ASPEN: An Adaptive Spectral Physics-Enabled Network for Ginzburg-Landau Dynamics

TL;DR

ASPEN is a novel neural network architecture that adaptively learns spectral features to accurately solve complex, nonlinear PDEs like the Ginzburg-Landau equation, outperforming standard PINNs especially on stiff, multi-scale problems.

Contribution

The paper introduces ASPEN, an adaptive spectral layer integrated into PINNs, enabling dynamic spectral basis learning to effectively solve challenging nonlinear PDEs.

Findings

ASPEN accurately solves the Ginzburg-Landau equation with low residuals.

Standard PINNs fail on the same problem, diverging into non-physical oscillations.

ASPEN captures physical properties like energy relaxation and domain stability.

Abstract

Physics-Informed Neural Networks (PINNs) have emerged as a powerful, mesh-free paradigm for solving partial differential equations (PDEs).

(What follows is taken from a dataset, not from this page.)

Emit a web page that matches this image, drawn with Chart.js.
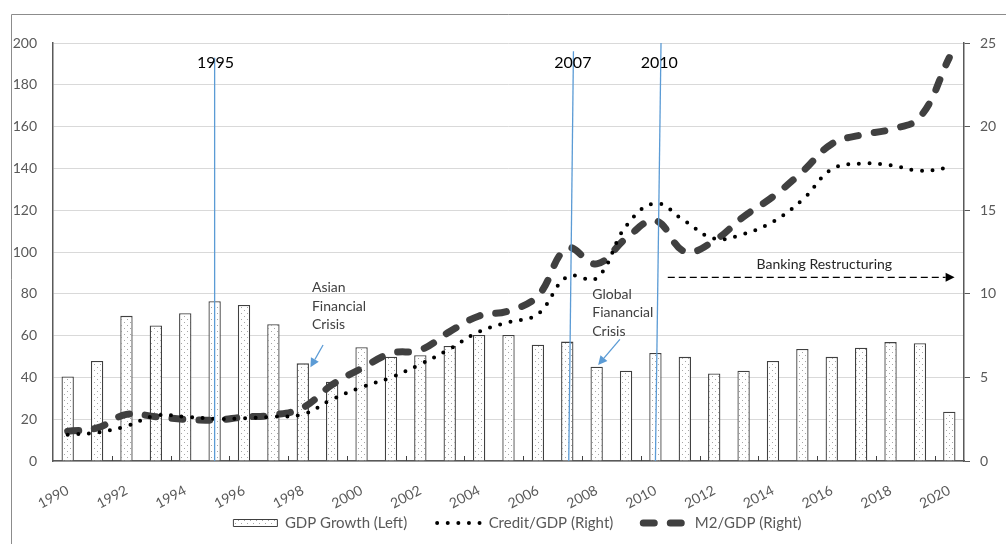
<!DOCTYPE html>
<html lang="en">
<head>
<meta charset="UTF-8">
<title>Credit/GDP, M2/GDP and GDP growth</title>
<style>
  html, body { margin: 0; padding: 0; background: #fff; }
  #wrap { width: 1006px; height: 544px; }
</style>
</head>
<body>
<div id="wrap"><canvas id="chart" width="1006" height="544"></canvas></div>
<script src="https://cdn.jsdelivr.net/npm/chart.js"></script>
<script>
// values
const years = ['1990', '1991', '1992', '1993', '1994', '1995', '1996', '1997', '1998', '1999',
  '2000', '2001', '2002', '2003', '2004', '2005', '2006', '2007', '2008', '2009',
  '2010', '2011', '2012', '2013', '2014', '2015', '2016', '2017', '2018', '2019', '2020'];
// bars, read on the 0-25 axis
const gdpGrowth = [5.06, 5.98, 8.68, 8.10, 8.84, 9.56, 9.33, 8.18, 5.84, 4.74,
  6.80, 6.24, 6.33, 6.88, 7.54, 7.54, 6.95, 7.14, 5.64, 5.40,
  6.46, 6.23, 5.23, 5.40, 5.98, 6.70, 6.23, 6.78, 7.11, 7.04, 2.95];
// lines, read on the 0-200 axis
const creditGdp = [12.6, 13.6, 16.7, 21.7, 21.2, 20.2, 20.4, 21.2, 22.3, 29.5,
  35.3, 40.0, 46.3, 53.6, 61.9, 66.4, 70.3, 88.2, 87.5, 112.4,
  123.3, 114.8, 106.4, 108.6, 114.5, 124.9, 139.6, 142.3, 141.5, 138.9, 140.3];
const m2Gdp = [14.2, 15.8, 22.3, 21.2, 19.9, 19.6, 21.0, 22.0, 25.5, 36.5,
  44.3, 51.5, 53.1, 61.9, 69.4, 71.8, 79.0, 101.8, 94.3, 106.5,
  115.0, 100.2, 105.4, 116.9, 126.5, 138.4, 151.7, 156.0, 158.7, 164.5, 193.0];
const seriesNames = ['GDP Growth (Left)', 'Credit/GDP (Right)', 'M2/GDP (Right)'];

// annotations, in category index / left-axis units
const events = [
  { label: '1995', at: 5, lean: 0, top: 193, labelAt: 5.03 },
  { label: '2007', at: 17.05, lean: 0.16, top: 196, labelAt: 17.19 },
  { label: '2010', at: 20, lean: 0.19, top: 200, labelAt: 20.13 }
];
const notes = [
  { lines: ['Asian', 'Financial', 'Crisis'], at: 8.31, val: 82.8, color: '#404040' },
  { lines: ['Global', 'Fianancial', 'Crisis'], at: 17.85, val: 79.8, color: '#404040' },
  { lines: ['Banking Restructuring'], at: 23.44, val: 94.0, color: '#262626' }
];
const blueArrows = [
  { from: [8.69, 55.5], to: [8.26, 44.8] },
  { from: [18.79, 58.2], to: [18.05, 45.9] }
];
const restructArrow = { from: [20.42, 87.9], to: [30.18, 87.9] };

Chart.defaults.font.family = 'Lato';
Chart.defaults.font.size = 14;
Chart.defaults.color = '#595959';

function dotPattern() {
  const c = document.createElement('canvas');
  c.width = 6; c.height = 6;
  const g = c.getContext('2d');
  g.fillStyle = '#fff';
  g.fillRect(0, 0, 6, 6);
  g.fillStyle = '#a6a6a6';
  g.fillRect(1, 1, 1, 1);
  g.fillRect(4, 4, 1, 1);
  return g.createPattern(c, 'repeat');
}

function arrow(ctx, x1, y1, x2, y2, head) {
  const a = Math.atan2(y2 - y1, x2 - x1);
  const bx = x2 - Math.cos(a) * head, by = y2 - Math.sin(a) * head;
  ctx.beginPath();
  ctx.moveTo(x1, y1);
  ctx.lineTo(bx, by);
  ctx.stroke();
  ctx.setLineDash([]);
  ctx.beginPath();
  ctx.moveTo(x2, y2);
  ctx.lineTo(bx + Math.sin(a) * head * 0.5, by - Math.cos(a) * head * 0.5);
  ctx.lineTo(bx - Math.sin(a) * head * 0.5, by + Math.cos(a) * head * 0.5);
  ctx.closePath();
  ctx.fill();
}

const decor = {
  id: 'decor',
  afterLayout(chart) {
    // legend sits a bit right of centre, with wide gaps between items
    const lg = chart.legend;
    lg.left += 14.5;
    lg.right += 14.5;
    lg.top = 523 - 30 - 7.5;
    lg.bottom = 544;
    lg.height = lg.bottom - lg.top;
  },
  beforeDraw(chart) {
    const ctx = chart.ctx;
    ctx.save();
    ctx.strokeStyle = '#8c8c8c';
    ctx.lineWidth = 1;
    ctx.beginPath();
    ctx.moveTo(11.5, 544);
    ctx.lineTo(11.5, 14.5);
    ctx.lineTo(1006, 14.5);
    ctx.stroke();
    ctx.restore();
  },
  afterDatasetsDraw(chart) {
    const { ctx, scales: { x, y } } = chart;
    const px = v => x.getPixelForValue(v);
    const py = v => y.getPixelForValue(v);
    ctx.save();

    // small inside tick marks on the year axis
    ctx.strokeStyle = '#404040';
    ctx.lineWidth = 1;
    for (let k = 2; k < years.length; k += 2) {
      const bx = Math.round(px(k - 0.5)) + 0.5;
      ctx.beginPath();
      ctx.moveTo(bx, y.bottom);
      ctx.lineTo(bx, y.bottom - 5);
      ctx.stroke();
    }

    // event lines
    ctx.strokeStyle = '#5b9bd5';
    ctx.lineWidth = 1.3;
    events.forEach(e => {
      ctx.beginPath();
      ctx.moveTo(px(e.at), py(0));
      ctx.lineTo(px(e.at + e.lean), py(e.top));
      ctx.stroke();
    });
    ctx.fillStyle = '#000';
    ctx.font = '16px Lato';
    ctx.textAlign = 'center';
    ctx.textBaseline = 'middle';
    events.forEach(e => ctx.fillText(e.label, px(e.labelAt), py(190.5)));

    // text notes
    ctx.font = '14px Lato';
    ctx.textAlign = 'left';
    notes.forEach(n => {
      ctx.fillStyle = n.color;
      n.lines.forEach((t, i) => ctx.fillText(t, px(n.at), py(n.val) + i * 18.5));
    });

    // arrows
    ctx.strokeStyle = '#5b9bd5';
    ctx.fillStyle = '#5b9bd5';
    ctx.lineWidth = 1.3;
    blueArrows.forEach(a => arrow(ctx, px(a.from[0]), py(a.from[1]), px(a.to[0]), py(a.to[1]), 9));
    ctx.strokeStyle = '#000';
    ctx.fillStyle = '#000';
    ctx.setLineDash([7, 4]);
    arrow(ctx, px(restructArrow.from[0]), py(restructArrow.from[1]),
      px(restructArrow.to[0]), py(restructArrow.to[1]), 9);
    ctx.restore();
  }
};

new Chart(document.getElementById('chart'), {
  type: 'bar',
  data: {
    labels: years,
    datasets: [
      {
        type: 'bar', label: seriesNames[0], data: gdpGrowth, yAxisID: 'y2',
        backgroundColor: dotPattern(), borderColor: '#404040', borderWidth: 1.3,
        barPercentage: 0.42, categoryPercentage: 1, order: 3
      },
      {
        type: 'line', label: seriesNames[1], data: creditGdp, yAxisID: 'y',
        borderColor: '#000', borderWidth: 4, borderDash: [0, 10.6], borderCapStyle: 'round',
        pointRadius: 0, tension: 0.4, fill: false, order: 1
      },
      {
        type: 'line', label: seriesNames[2], data: m2Gdp, yAxisID: 'y',
        borderColor: '#404040', borderWidth: 7, borderDash: [11, 16], borderCapStyle: 'round',
        pointRadius: 0, tension: 0.4, fill: false, order: 2
      }
    ]
  },
  options: {
    responsive: false,
    animation: false,
    layout: { padding: { left: 0, right: 0, top: 43, bottom: 1 } },
    plugins: {
      tooltip: { enabled: false },
      legend: {
        position: 'bottom',
        maxHeight: 30,
        labels: {
          usePointStyle: true,
          pointStyleWidth: 44,
          boxHeight: 7,
          padding: 30,
          font: { size: 15 },
          color: '#595959',
          generateLabels: chart => chart.data.datasets.map((ds, i) => ({
            text: ds.label,
            datasetIndex: i,
            fillStyle: ds.type === 'bar' ? ds.backgroundColor : 'rgba(0,0,0,0)',
            strokeStyle: ds.borderColor,
            lineWidth: ds.type === 'bar' ? 1 : ds.borderWidth,
            lineDash: ds.type === 'bar' ? [] : ds.borderDash,
            lineCap: ds.type === 'bar' ? 'butt' : 'round',
            pointStyle: ds.type === 'bar' ? 'rect' : 'line',
            fontColor: '#595959',
            hidden: false
          }))
        }
      }
    },
    scales: {
      x: {
        grid: { display: false },
        border: { color: '#595959', width: 1.5 },
        ticks: {
          autoSkip: false, minRotation: 28, maxRotation: 28, padding: 13,
          callback: (v, i) => (i % 2 === 0 ? years[i] : '')
        },
        afterFit: s => { s.height = 52; }
      },
      y: {
        position: 'left', min: 0, max: 200,
        ticks: { stepSize: 20, padding: 16 },
        grid: { color: '#d9d9d9', drawTicks: false },
        border: { color: '#595959', width: 1.5 },
        afterFit: s => { s.width = 53; }
      },
      y2: {
        position: 'right', min: 0, max: 25,
        ticks: { stepSize: 5, padding: 10 },
        grid: { drawOnChartArea: false, color: '#595959', tickLength: 6 },
        border: { color: '#595959', width: 1.5 },
        afterFit: s => { s.width = 42; }
      }
    }
  },
  plugins: [decor]
});
</script>
</body>
</html>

However, they notoriously struggle with stiff, multi-scale, and nonlinear systems due to the inherent spectral bias of standard multilayer perceptron (MLP) architectures, which prevents them from adequately representing high-frequency components. In this work, we introduce the Adaptive Spectral Physics-Enabled Network (ASPEN), a novel architecture designed to overcome this critical limitation. ASPEN integrates an adaptive spectral layer with learnable Fourier features directly into the network's input stage. This mechanism allows the model to dynamically tune its own spectral basis during training, enabling it to efficiently learn and represent the precise frequency content required by the solution. We demonstrate the efficacy of ASPEN by applying it to the complex Ginzburg-Landau equation (CGLE), a canonical and challenging benchmark for nonlinear, stiff spatio-temporal dynamics. Our results show that a standard PINN architecture catastrophically fails on this problem, diverging into non-physical oscillations. In contrast, ASPEN successfully solves the CGLE with exceptional accuracy. The predicted solution is visually indistinguishable from the high-resolution ground truth, achieving a low median physics residual of 5.10 x 10^-3. Furthermore, we validate that ASPEN's solution is not only pointwise accurate but also physically consistent, correctly capturing emergent physical properties, including the rapid free energy relaxation and the long-term stability of the domain wall front. This work demonstrates that by incorporating an adaptive spectral basis, our framework provides a robust and physically-consistent solver for complex dynamical systems where standard PINNs fail, opening new options for machine learning in challenging physical domains.